Cab companies and state and city transport organizations have not prioritized fitting GPS panic buttons in their vehicles.

Karnataka Transport Department has not ensured the fitting of Global Positioning System (GPS) panic buttons in public service transport raising safety concerns amongst women passengers.

Ministry of Road Transport and Highways (MORTH) had mandated the installation of vehicle location tracking device and emergency buttons in 2016. All public service vehicles had to fit the devices by 2018. But later the guidelines were relaxed, stating vehicles registered on or after Jan. 1, 2019 need to have the devices installed.

“We have not introduced the order in Karnataka as of now. We wish to start as soon as possible since it is very important for the safety of women and children,” said L. Narendra Holkar, Additional Commissioner of Transport, Karnataka Transport Department.

“The central government has released its share of funds but we have not implemented the order yet due to technical issues in the ministry,” said Holkar.

According to Press Information Bureau’s release, MORTH included safety measures in the new taxi policy guidelines. This came after women took to social media to address harassment issues faced while travelling.

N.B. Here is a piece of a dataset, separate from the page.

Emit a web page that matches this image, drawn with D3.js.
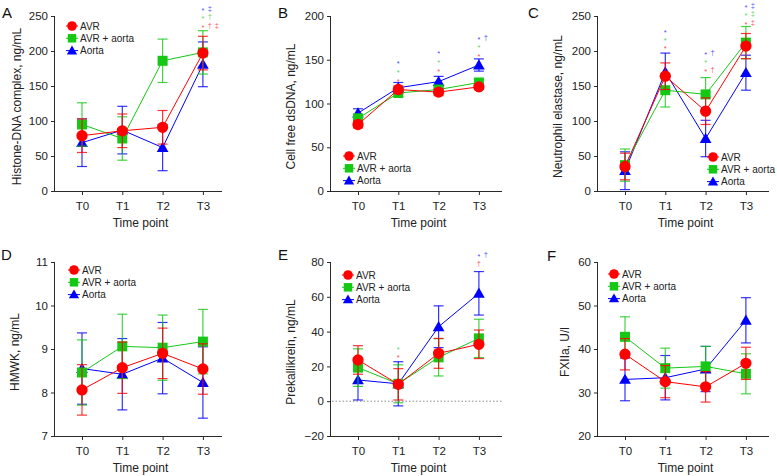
<!DOCTYPE html>
<html><head><meta charset="utf-8">
<script src="https://cdn.jsdelivr.net/npm/d3@7"></script>
<style>
html,body{margin:0;padding:0;background:#fff;}
text{font-family:"Liberation Sans",Arial,sans-serif;}
</style></head>
<body><svg id="chart" width="777" height="476"></svg>
<script>
// ---- shared categories ----
const timePoints = ["T0","T1","T2","T3"];
const groups = ["AVR","AVR + aorta","Aorta"];
const groupColors = ["#ff0000","#14c814","#0000ff"];
const xTitle = "Time point";

// ---- A: Histone-DNA complex ----
const histoneAVR = [79, 86, 91, 197];
const histoneAVRErr = [24, 24, 24, 24];
const histoneMix = [95, 75, 186, 198];
const histoneMixErr = [31, 31, 31, 31];
const histoneAorta = [69, 87, 62, 181];
const histoneAortaErr = [34, 34, 33, 32];
const histoneTicks = [0, 50, 100, 150, 200, 250];
const histoneSig = [
  {t:"T3", g:2, sym:["*","‡"], v:261},
  {t:"T3", g:1, sym:["*","†"], v:250},
  {t:"T3", g:0, sym:["*","†","‡"], v:237}
];

// ---- B: Cell free dsDNA ----
const dsdnaAVR = [76, 116, 113, 119];
const dsdnaAVRErr = [4, 4, 4, 3];
const dsdnaMix = [83, 112, 116, 124];
const dsdnaMixErr = [4, 4, 4, 4];
const dsdnaAorta = [89, 118, 125, 144];
const dsdnaAortaErr = [5, 6, 6, 7];
const dsdnaTicks = [0, 50, 100, 150, 200];
const dsdnaSig = [
  {t:"T1", g:2, sym:["*"], v:147.5}, {t:"T1", g:1, sym:["*"], v:138}, {t:"T1", g:0, sym:["*"], v:128},
  {t:"T2", g:2, sym:["*"], v:159}, {t:"T2", g:1, sym:["*"], v:149}, {t:"T2", g:0, sym:["*"], v:139},
  {t:"T3", g:2, sym:["*","†"], v:175}, {t:"T3", g:1, sym:["*"], v:166}, {t:"T3", g:0, sym:["*"], v:156}
];

// ---- C: Neutrophil elastase ----
const elastaseAVR = [35, 164, 114, 207];
const elastaseAVRErr = [19, 19, 19, 18];
const elastaseMix = [37, 144, 138, 212];
const elastaseMixErr = [23, 24, 24, 23];
const elastaseAorta = [29, 170, 75, 169];
const elastaseAortaErr = [27, 27, 26, 25];
const elastaseTicks = [0, 50, 100, 150, 200, 250];
const elastaseSig = [
  {t:"T1", g:2, sym:["*"], v:230}, {t:"T1", g:1, sym:["*"], v:218}, {t:"T1", g:0, sym:["*"], v:206},
  {t:"T2", g:2, sym:["*","†"], v:198}, {t:"T2", g:1, sym:["*"], v:186}, {t:"T2", g:0, sym:["*","†"], v:174},
  {t:"T3", g:2, sym:["*","‡"], v:265}, {t:"T3", g:1, sym:["*","‡"], v:253}, {t:"T3", g:0, sym:["*","‡"], v:241}
];

// ---- D: HMWK ----
const hmwkAVR = [8.06, 8.57, 8.9, 8.54];
const hmwkAVRErr = [0.58, 0.59, 0.58, 0.58];
const hmwkMix = [8.46, 9.06, 9.03, 9.17];
const hmwkMixErr = [0.75, 0.74, 0.75, 0.74];
const hmwkAorta = [8.55, 8.42, 8.79, 8.23];
const hmwkAortaErr = [0.82, 0.82, 0.82, 0.82];
const hmwkTicks = [7, 8, 9, 10, 11];
const hmwkSig = [];

// ---- E: Prekallikrein ----
const pkAVR = [23.7, 9.7, 27.5, 32.7];
const pkAVRErr = [8.2, 9, 8.6, 8.2];
const pkMix = [19.3, 10, 25.2, 36.1];
const pkMixErr = [10.8, 10.9, 10.7, 11];
const pkAorta = [12.2, 10, 42.8, 62];
const pkAortaErr = [11.5, 12.7, 12, 12.5];
const pkTicks = [-20, 0, 20, 40, 60, 80];
const pkSig = [
  {t:"T1", g:1, sym:["*"], v:30.8}, {t:"T1", g:0, sym:["*"], v:26},
  {t:"T3", g:2, sym:["*","†"], v:84.5}, {t:"T3", g:0, sym:["†"], v:79}
];

// ---- F: FXIIa ----
const fxiiaAVR = [38.8, 32.5, 31.3, 36.7];
const fxiiaAVRErr = [3.6, 3.7, 3.5, 3.7];
const fxiiaMix = [42.8, 35.6, 36.0, 34.3];
const fxiiaMixErr = [4.6, 4.6, 4.6, 4.6];
const fxiiaAorta = [33.0, 33.4, 35.4, 46.6];
const fxiiaAortaErr = [4.9, 5.1, 5.2, 5.2];
const fxiiaTicks = [20, 30, 40, 50, 60];
const fxiiaSig = [];

// ---- panel layout ----
const panels = [
  {letter:"A", title:"Histone-DNA complex, ng/mL", ticks:histoneTicks, means:[histoneAVR,histoneMix,histoneAorta], errs:[histoneAVRErr,histoneMixErr,histoneAortaErr], sig:histoneSig,
   left:55, right:222, top:16, bottom:191, lx:72, ly:26, titleX:21, letX:2, letY:18},
  {letter:"B", title:"Cell free dsDNA, ng/mL", ticks:dsdnaTicks, means:[dsdnaAVR,dsdnaMix,dsdnaAorta], errs:[dsdnaAVRErr,dsdnaMixErr,dsdnaAortaErr], sig:dsdnaSig,
   left:331, right:502, top:16, bottom:191, lx:349, ly:156, titleX:295, letX:278, letY:18},
  {letter:"C", title:"Neutrophil elastase, ng/mL", ticks:elastaseTicks, means:[elastaseAVR,elastaseMix,elastaseAorta], errs:[elastaseAVRErr,elastaseMixErr,elastaseAortaErr], sig:elastaseSig,
   left:598, right:769, top:16, bottom:191, lx:713, ly:157, titleX:562, letX:528, letY:18},
  {letter:"D", title:"HMWK, ng/mL", ticks:hmwkTicks, means:[hmwkAVR,hmwkMix,hmwkAorta], errs:[hmwkAVRErr,hmwkMixErr,hmwkAortaErr], sig:hmwkSig,
   left:55, right:222, top:262, bottom:436, lx:74, ly:270, titleX:19, letX:1, letY:260},
  {letter:"E", title:"Prekallikrein, ng/mL", ticks:pkTicks, means:[pkAVR,pkMix,pkAorta], errs:[pkAVRErr,pkMixErr,pkAortaErr], sig:pkSig,
   left:331, right:502, top:262, bottom:436, lx:348, ly:275, titleX:295, letX:278, letY:260, zeroLine:true},
  {letter:"F", title:"FXIIa, U/l", ticks:fxiiaTicks, means:[fxiiaAVR,fxiiaMix,fxiiaAorta], errs:[fxiiaAVRErr,fxiiaMixErr,fxiiaAortaErr], sig:fxiiaSig,
   left:598, right:769, top:262, bottom:436, lx:614, ly:274, titleX:569, letX:547, letY:261}
];

const svg = d3.select("#chart");
const axisColor = "#2a2a2a";
const shapes = [d3.symbolCircle, d3.symbolSquare, d3.symbolTriangle];
const shapeSize = [100, 100, 60];
const legendSize = [72, 72, 46];
const drawOrder = [2, 1, 0];

panels.forEach(p => {
  const g = svg.append("g");
  const x = d3.scalePoint().domain(timePoints).range([p.left + 27, p.left + 27 + 3 * 40.3]);
  const y = d3.scaleLinear().domain(d3.extent(p.ticks)).range([p.bottom, p.top]);

  // y axis
  const ya = g.append("g").attr("transform", `translate(${p.left},0)`)
    .call(d3.axisLeft(y).tickValues(p.ticks).tickSize(4).tickPadding(3).tickFormat(d => d < 0 ? "\u2212" + Math.abs(d) : d));
  ya.select(".domain").attr("stroke", axisColor).attr("d", `M-0.5,${p.top}V${p.bottom}`);
  ya.selectAll(".tick line").attr("stroke", axisColor);
  ya.selectAll(".tick text").attr("fill", "#222").style("font-size", "11.5px").style("font-family", "Liberation Sans, Arial, sans-serif");

  // x axis
  const xa = g.append("g").attr("transform", `translate(0,${p.bottom})`)
    .call(d3.axisBottom(x).tickSize(4).tickPadding(7));
  xa.select(".domain").attr("stroke", axisColor).attr("d", `M${p.left},0.5H${p.right}`);
  xa.selectAll(".tick line").attr("stroke", axisColor);
  xa.selectAll(".tick text").attr("fill", "#222").style("font-size", "11.5px").style("font-family", "Liberation Sans, Arial, sans-serif");

  // zero reference
  if (p.zeroLine) {
    g.append("line").attr("x1", p.left + 1).attr("x2", p.right).attr("y1", y(0)).attr("y2", y(0))
      .attr("stroke", "#888").attr("stroke-width", 1).attr("stroke-dasharray", "1.5,2");
  }

  // titles
  g.append("text").attr("x", (p.left + p.right) / 2 + 2).attr("y", p.bottom + 36)
    .attr("text-anchor", "middle").style("font-size", "12px").attr("fill", "#222").text(xTitle);
  g.append("text").attr("transform", `translate(${p.titleX},${(p.top + p.bottom) / 2 + 3}) rotate(-90)`)
    .attr("text-anchor", "middle").style("font-size", "12px").attr("fill", "#222").text(p.title);
  g.append("text").attr("x", p.letX).attr("y", p.letY).style("font-size", "15px").attr("fill", "#111").text(p.letter);

  // series
  drawOrder.forEach(k => {
    const col = groupColors[k];
    const pts = timePoints.map((t, i) => ({t, m: p.means[k][i], e: p.errs[k][i]}));
    const sg = g.append("g");
    const eb = sg.selectAll(".eb").data(pts).enter().append("g").attr("stroke", col).attr("stroke-opacity", 0.8).attr("stroke-width", 1.2);
    eb.append("line").attr("x1", d => x(d.t)).attr("x2", d => x(d.t)).attr("y1", d => y(d.m - d.e)).attr("y2", d => y(d.m + d.e));
    eb.append("line").attr("x1", d => x(d.t) - 5).attr("x2", d => x(d.t) + 5).attr("y1", d => y(d.m - d.e)).attr("y2", d => y(d.m - d.e));
    eb.append("line").attr("x1", d => x(d.t) - 5).attr("x2", d => x(d.t) + 5).attr("y1", d => y(d.m + d.e)).attr("y2", d => y(d.m + d.e));
    sg.append("path").datum(pts).attr("fill", "none").attr("stroke", col).attr("stroke-width", 1)
      .attr("d", d3.line().x(d => x(d.t)).y(d => y(d.m)));
    sg.selectAll(".mk").data(pts).enter().append("path")
      .attr("transform", d => `translate(${x(d.t)},${y(d.m) + (k === 2 ? 1 : 0)})`)
      .attr("d", d3.symbol().type(shapes[k]).size(shapeSize[k])).attr("fill", col);
  });

  // significance marks
  p.sig.forEach(s => {
    s.sym.forEach((ch, i) => {
      g.append("text").attr("x", x(s.t) + i * 7).attr("y", y(s.v) + (ch === "*" ? 4.5 : 2.5))
        .attr("text-anchor", "middle").style("font-size", ch === "*" ? "7.5px" : "7.5px")
        .attr("fill", groupColors[s.g]).attr("fill-opacity", 0.75).text(ch);
    });
  });

  // legend
  groups.forEach((name, k) => {
    const ly = p.ly + k * 12.3;
    g.append("line").attr("x1", p.lx - 6).attr("x2", p.lx + 6).attr("y1", ly).attr("y2", ly).attr("stroke", groupColors[k]).attr("stroke-width", 1);
    g.append("path").attr("transform", `translate(${p.lx},${ly + (k === 2 ? 0.8 : 0)})`)
      .attr("d", d3.symbol().type(shapes[k]).size(legendSize[k])).attr("fill", groupColors[k]);
    g.append("text").attr("x", p.lx + 8).attr("y", ly + 3.5).style("font-size", "10px").attr("fill", "#222").text(name);
  });
});
</script>
</body></html>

  • GPS panic buttons were to be fitted in public service transport under a mandatory order.

“I feel anxious every time I take a cab or an auto alone or at night. I am not at peace until I reach the destination because I constantly keep thinking about what could happen to me, like getting kidnapped or assaulted or molested or even catcalled,” said Santhoshi Bhadri, a college student in Bangalore.

Avani Chaturvedi, another college student said, “My live location and map are always switched on since I share it with my parents whenever I am travelling in a cab.”

Instances of assault and rapes in public transport have been reported earlier. Four hundred thirty six cases were registered under the category of insult to the modesty of women (Section 509 of Indian Penal Code) from 2014 –2015, according to PIB’s release.

Cases registered under the category for insult to the modesty of women increased by 194 from 121 cases in 2014 to 315 cases in 2015.

Mixed Responses

Tanveer Pasha, founder-president of the Ola-Uber Drivers and Owners’ Association said that time and again orders to fit panic buttons have come out but Ola and Uber have always violated the rules. “They just care about their money, investments and drivers’ performance. They do not think about proper protection of passengers. There is no one to coordinate communication between these companies and the government for implementing such rules,” he said.

While the order has been favored for women’s safety, some cab drivers have responded differently. Chetan, a cab driver at Ola said that Ola and Uber are safe enough to travel and their vehicles do not need such devices for safety measures.

For women with disabilities, ensuring safety while travelling becomes tougher. Madhu Singhal, founder and manager, Mithra Jyoti, a non-governmental organization (NGO) working for women with disabilities said, “For people with disabilities who cannot hear, speak or see, shouting over misbehavior is difficult. Moreover, not all women have smartphones to use maps or live location feature.”

Hence, panic buttons should be fitted in transport services for their protection, said Singhal. Such buttons should be accessible and fitted in a definite place like the side of a seat and its location should be standard for all transport, she added.

Installation and placement of such devices affect their efficiency. The location of the panic button is important to realize the purpose of it, said Vibhav Kharagpuria, a road safety expert. “The visibility, accessibility and design of this button along with a plan of how it is going to be implemented and promoted, plays a very major role. Moreover, placing a safety sticker outside a cab can help making people aware of such initiatives in the first place,” he added.

Awareness of such orders amongst women can help push for their implementation, said Meenu Padha, president at National Child and Woman Development Council (NCWDC), Jammu and Kashmir (J &K). “There are many beneficial laws but all exist on paper. Women should be informed about such orders in simple language through awareness campaigns. Crime can be controlled if we have panic buttons installed in public transport,” she said.

Bangalore Metropolitan Transport Corporation (BMTC) buses will implement MORTH’s order of fitting GPS panic buttons in the next two months, said S Rajesh, chief traffic manager, BMTC.